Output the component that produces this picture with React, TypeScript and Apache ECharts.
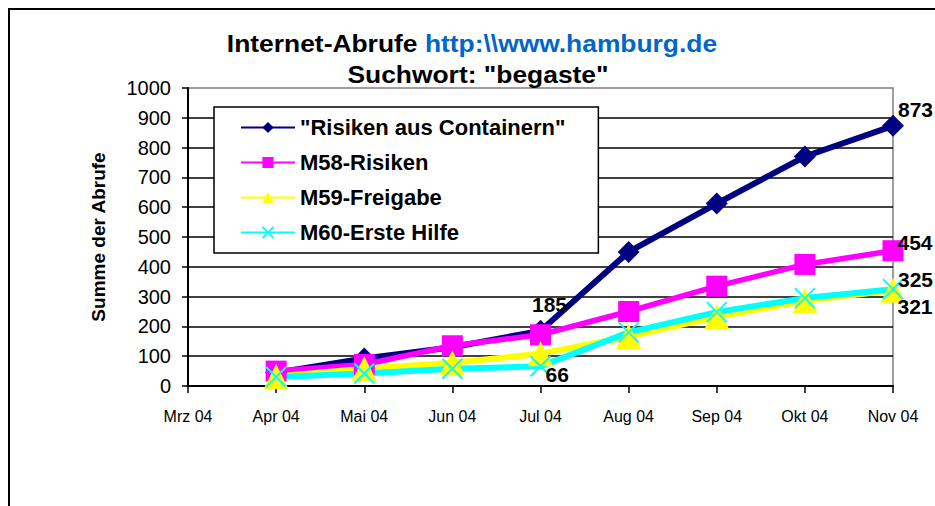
import React, { useEffect, useRef } from 'react';
import * as echarts from 'echarts';

const months = ['Mrz 04', 'Apr 04', 'Mai 04', 'Jun 04', 'Jul 04', 'Aug 04', 'Sep 04', 'Okt 04', 'Nov 04'];
const seriesNames = ['"Risiken aus Containern"', 'M58-Risiken', 'M59-Freigabe', 'M60-Erste Hilfe'];
const containern = [null, 45, 92, 130, 185, 450, 612, 770, 873];
const m58 = [null, 50, 72, 135, 172, 250, 335, 408, 454];
const m59 = [null, 32, 58, 78, 108, 166, 232, 286, 321];
const m60 = [null, 30, 42, 58, 66, 180, 248, 295, 325];
const titleMain = 'Internet-Abrufe ';
const titleLink = 'http:\\\\www.hamburg.de';
const titleSub = 'Suchwort: "begaste"';
const yAxisName = 'Summe der Abrufe';

const FONT = '"Liberation Sans", Arial, Helvetica, sans-serif';

const labelBase = {
  show: true,
  fontSize: 21,
  fontWeight: 'bold',
  color: '#000',
  fontFamily: FONT,
};

function withLabels(values: (number | null)[], labels: Record<number, any>) {
  return values.map((v, i) =>
    labels[i] ? { value: v, label: { ...labelBase, ...labels[i] } } : v
  );
}

export default function App() {
  const ref = useRef<HTMLDivElement>(null);
  useEffect(() => {
    if (!ref.current) return;
    const chart = echarts.init(ref.current, null, { renderer: 'svg' });
    const option: any = {
      animation: false,
      backgroundColor: '#fff',
      textStyle: { fontFamily: FONT },
      graphic: [
        {
          type: 'rect',
          shape: { x: 9, y: 9, width: 940, height: 510 },
          style: { fill: 'none', stroke: '#000', lineWidth: 2 },
          z: 100,
        },
        {
          type: 'text',
          x: 472,
          y: 43,
          scaleX: 1.1,
          style: {
            text: '{a|' + titleMain + '}{b|' + titleLink + '}',
            align: 'center',
            verticalAlign: 'middle',
            rich: {
              a: { fontSize: 24, fontWeight: 'bold', fill: '#000', fontFamily: FONT },
              b: { fontSize: 24, fontWeight: 'bold', fill: '#0066CC', fontFamily: FONT },
            },
          },
        },
        {
          type: 'text',
          x: 478,
          y: 74,
          scaleX: 1.1,
          style: {
            text: titleSub,
            fontSize: 24,
            fontWeight: 'bold',
            fontFamily: FONT,
            fill: '#000',
            align: 'center',
            verticalAlign: 'middle',
          },
        },
      ],
      grid: {
        left: 188,
        right: 42,
        top: 88,
        bottom: 120,
        show: true,
        borderColor: '#808080',
        borderWidth: 1.5,
      },
      legend: {
        data: seriesNames,
        orient: 'vertical',
        left: 214,
        top: 107,
        itemWidth: 54,
        itemHeight: 14,
        itemGap: 10,
        padding: [8, 33, 8, 26],
        backgroundColor: '#fff',
        borderColor: '#000',
        borderWidth: 1.5,
        textStyle: { fontSize: 22, fontWeight: 'bold', color: '#000', lineHeight: 25, fontFamily: FONT },
      },
      xAxis: {
        type: 'category',
        data: months,
        boundaryGap: false,
        axisLine: { lineStyle: { color: '#000', width: 2 } },
        axisTick: { show: true, length: 7, lineStyle: { color: '#000', width: 1.5 } },
        axisLabel: { interval: 0, margin: 22, fontSize: 16, color: '#000', fontFamily: FONT },
        splitLine: { show: false },
      },
      yAxis: {
        type: 'value',
        min: 0,
        max: 1000,
        interval: 100,
        name: yAxisName,
        nameLocation: 'middle',
        nameGap: 80,
        nameTextStyle: { fontSize: 19, fontWeight: 'bold', color: '#000', fontFamily: FONT },
        axisLine: { show: true, lineStyle: { color: '#000', width: 2 } },
        axisTick: { show: true, length: 6, lineStyle: { color: '#000', width: 1.5 } },
        axisLabel: {
          margin: 17,
          fontSize: 20,
          color: '#000',
          fontFamily: FONT,
          formatter: (v: number) => String(v),
        },
        splitLine: { show: true, showMaxLine: false, lineStyle: { color: '#000', width: 1.5 } },
      },
      series: [
        {
          name: seriesNames[0],
          type: 'line',
          data: withLabels(containern, {
            4: { position: 'top', distance: 5, offset: [9, 0] },
            8: { position: 'right', distance: 0, offset: [-6, -16] },
          }),
          symbol: 'diamond',
          symbolSize: 22,
          lineStyle: { color: '#000080', width: 6 },
          itemStyle: { color: '#000080' },
        },
        {
          name: seriesNames[1],
          type: 'line',
          data: withLabels(m58, {
            8: { position: 'right', distance: 0, offset: [-6, -8] },
          }),
          symbol: 'rect',
          symbolSize: 21,
          lineStyle: { color: '#FF00FF', width: 5.5 },
          itemStyle: { color: '#FF00FF' },
        },
        {
          name: seriesNames[2],
          type: 'line',
          data: withLabels(m59, {
            8: { position: 'right', distance: 0, offset: [-8, 16] },
          }),
          symbol: 'triangle',
          symbolSize: 25,
          lineStyle: { color: '#FFFF00', width: 6 },
          itemStyle: { color: '#FFFF00' },
        },
        {
          name: seriesNames[3],
          type: 'line',
          data: withLabels(m60, {
            4: { position: 'right', distance: 0, offset: [-6, 8] },
            8: { position: 'right', distance: 0, offset: [-6, -10] },
          }),
          symbol: 'path://M0,0L10,10M10,0L0,10',
          symbolSize: 20,
          lineStyle: { color: '#00FFFF', width: 6 },
          itemStyle: { color: '#00FFFF', borderColor: '#00FFFF', borderWidth: 2 },
        },
      ],
    };
    chart.setOption(option);
    return () => chart.dispose();
  }, []);
  return (
    <div
      ref={ref}
      style={{ position: 'fixed', left: 0, top: 0, width: 935, height: 506 }}
    />
  );
}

======

*Required task*. Copy the material exactly. Do not include the pictures.

*Solution to the problem*.
Output the component that produces this picture with React, TypeScript and Apache ECharts.
import React, { useEffect, useRef } from 'react';
import * as echarts from 'echarts';

const months = ['Mrz 04', 'Apr 04', 'Mai 04', 'Jun 04', 'Jul 04', 'Aug 04', 'Sep 04', 'Okt 04', 'Nov 04'];
const seriesNames = ['"Risiken aus Containern"', 'M58-Risiken', 'M59-Freigabe', 'M60-Erste Hilfe'];
const containern = [null, 45, 92, 130, 185, 450, 612, 770, 873];
const m58 = [null, 50, 72, 135, 172, 250, 335, 408, 454];
const m59 = [null, 32, 58, 78, 108, 166, 232, 286, 321];
const m60 = [null, 30, 42, 58, 66, 180, 248, 295, 325];
const titleMain = 'Internet-Abrufe ';
const titleLink = 'http:\\\\www.hamburg.de';
const titleSub = 'Suchwort: "begaste"';
const yAxisName = 'Summe der Abrufe';

const FONT = '"Liberation Sans", Arial, Helvetica, sans-serif';

const labelBase = {
  show: true,
  fontSize: 21,
  fontWeight: 'bold',
  color: '#000',
  fontFamily: FONT,
};

function withLabels(values: (number | null)[], labels: Record<number, any>) {
  return values.map((v, i) =>
    labels[i] ? { value: v, label: { ...labelBase, ...labels[i] } } : v
  );
}

export default function App() {
  const ref = useRef<HTMLDivElement>(null);
  useEffect(() => {
    if (!ref.current) return;
    const chart = echarts.init(ref.current, null, { renderer: 'svg' });
    const option: any = {
      animation: false,
      backgroundColor: '#fff',
      textStyle: { fontFamily: FONT },
      graphic: [
        {
          type: 'rect',
          shape: { x: 9, y: 9, width: 940, height: 510 },
          style: { fill: 'none', stroke: '#000', lineWidth: 2 },
          z: 100,
        },
        {
          type: 'text',
          x: 472,
          y: 43,
          scaleX: 1.1,
          style: {
            text: '{a|' + titleMain + '}{b|' + titleLink + '}',
            align: 'center',
            verticalAlign: 'middle',
            rich: {
              a: { fontSize: 24, fontWeight: 'bold', fill: '#000', fontFamily: FONT },
              b: { fontSize: 24, fontWeight: 'bold', fill: '#0066CC', fontFamily: FONT },
            },
          },
        },
        {
          type: 'text',
          x: 478,
          y: 74,
          scaleX: 1.1,
          style: {
            text: titleSub,
            fontSize: 24,
            fontWeight: 'bold',
            fontFamily: FONT,
            fill: '#000',
            align: 'center',
            verticalAlign: 'middle',
          },
        },
      ],
      grid: {
        left: 188,
        right: 42,
        top: 88,
        bottom: 120,
        show: true,
        borderColor: '#808080',
        borderWidth: 1.5,
      },
      legend: {
        data: seriesNames,
        orient: 'vertical',
        left: 214,
        top: 107,
        itemWidth: 54,
        itemHeight: 14,
        itemGap: 10,
        padding: [8, 33, 8, 26],
        backgroundColor: '#fff',
        borderColor: '#000',
        borderWidth: 1.5,
        textStyle: { fontSize: 22, fontWeight: 'bold', color: '#000', lineHeight: 25, fontFamily: FONT },
      },
      xAxis: {
        type: 'category',
        data: months,
        boundaryGap: false,
        axisLine: { lineStyle: { color: '#000', width: 2 } },
        axisTick: { show: true, length: 7, lineStyle: { color: '#000', width: 1.5 } },
        axisLabel: { interval: 0, margin: 22, fontSize: 16, color: '#000', fontFamily: FONT },
        splitLine: { show: false },
      },
      yAxis: {
        type: 'value',
        min: 0,
        max: 1000,
        interval: 100,
        name: yAxisName,
        nameLocation: 'middle',
        nameGap: 80,
        nameTextStyle: { fontSize: 19, fontWeight: 'bold', color: '#000', fontFamily: FONT },
        axisLine: { show: true, lineStyle: { color: '#000', width: 2 } },
        axisTick: { show: true, length: 6, lineStyle: { color: '#000', width: 1.5 } },
        axisLabel: {
          margin: 17,
          fontSize: 20,
          color: '#000',
          fontFamily: FONT,
          formatter: (v: number) => String(v),
        },
        splitLine: { show: true, showMaxLine: false, lineStyle: { color: '#000', width: 1.5 } },
      },
      series: [
        {
          name: seriesNames[0],
          type: 'line',
          data: withLabels(containern, {
            4: { position: 'top', distance: 5, offset: [9, 0] },
            8: { position: 'right', distance: 0, offset: [-6, -16] },
          }),
          symbol: 'diamond',
          symbolSize: 22,
          lineStyle: { color: '#000080', width: 6 },
          itemStyle: { color: '#000080' },
        },
        {
          name: seriesNames[1],
          type: 'line',
          data: withLabels(m58, {
            8: { position: 'right', distance: 0, offset: [-6, -8] },
          }),
          symbol: 'rect',
          symbolSize: 21,
          lineStyle: { color: '#FF00FF', width: 5.5 },
          itemStyle: { color: '#FF00FF' },
        },
        {
          name: seriesNames[2],
          type: 'line',
          data: withLabels(m59, {
            8: { position: 'right', distance: 0, offset: [-8, 16] },
          }),
          symbol: 'triangle',
          symbolSize: 25,
          lineStyle: { color: '#FFFF00', width: 6 },
          itemStyle: { color: '#FFFF00' },
        },
        {
          name: seriesNames[3],
          type: 'line',
          data: withLabels(m60, {
            4: { position: 'right', distance: 0, offset: [-6, 8] },
            8: { position: 'right', distance: 0, offset: [-6, -10] },
          }),
          symbol: 'path://M0,0L10,10M10,0L0,10',
          symbolSize: 20,
          lineStyle: { color: '#00FFFF', width: 6 },
          itemStyle: { color: '#00FFFF', borderColor: '#00FFFF', borderWidth: 2 },
        },
      ],
    };
    chart.setOption(option);
    return () => chart.dispose();
  }, []);
  return (
    <div
      ref={ref}
      style={{ position: 'fixed', left: 0, top: 0, width: 935, height: 506 }}
    />
  );
}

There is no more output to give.